We basically looked at all our monthly bills and came up with a number to cover that plus a decent cushion. And even though our incomes aren't exactly the same, we put in the same amount. (On a HHI of about $230k, we each put in $3k a month)



So if one spouse feels the house needs to be painted, but the other disagrees, who pays or does it come out of the joint money?


I'm the PP. In our household, if that came up, I imagine that the house wouldn't get painted if one disagreed. Or, if the one who wanted it painted argued so strongly and the one who didn't didn't really care, it'd end up getting paid for out of the joint account. Or the HELOC.

Now that I think about it, this scenario has actually come up--DH wanted new floors, and I was pretty ambivalent (cost, hassle, etc). Even moreso when we went looking and to get it done with the hardwoods we wanted was priced at about $14k. I gave in, since he wanted it so much, and we put it on the HELOC--and it completely changed our house. Fabulous. (So glad we did it when we still plan to be there for a while instead of waiting until we're about to move. How great to get to enjoy them.)

But when I wanted a new car to replace my 9-year-old one, that was my money. I would never think to try to make that a joint expense, since we each have our own cars. And in a case like that, it's on me to determine if I can afford the monthly payments while still honoring the household obligations, etc. I talked it through with him--not like I just ran off and did it--but in the end it's my responsibility. Just as his car is his responsibility.
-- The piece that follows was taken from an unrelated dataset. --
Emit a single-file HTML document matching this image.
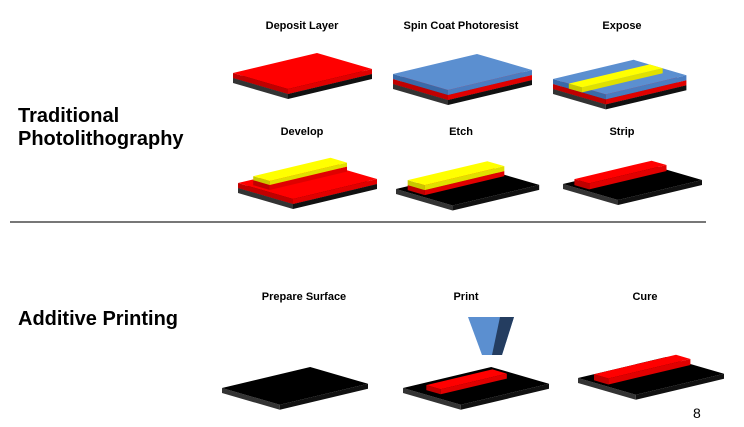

I think income and net worth do play into this--it could be wildly different if the decision to paint the house (or get new floors) would wipe out savings, make us cut cable, stop eating out, etc.

It also helps to have similar spending patterns and approaches to money. We both max out our 401ks, put away extra in our own small brokerage accounts, pay our personal credit cards in full every month (in addition to the joint cards), and live a comfortable life.

We've done it like this for nearly 20 years, and I can't think of a single argument about money. (We also have no kids.)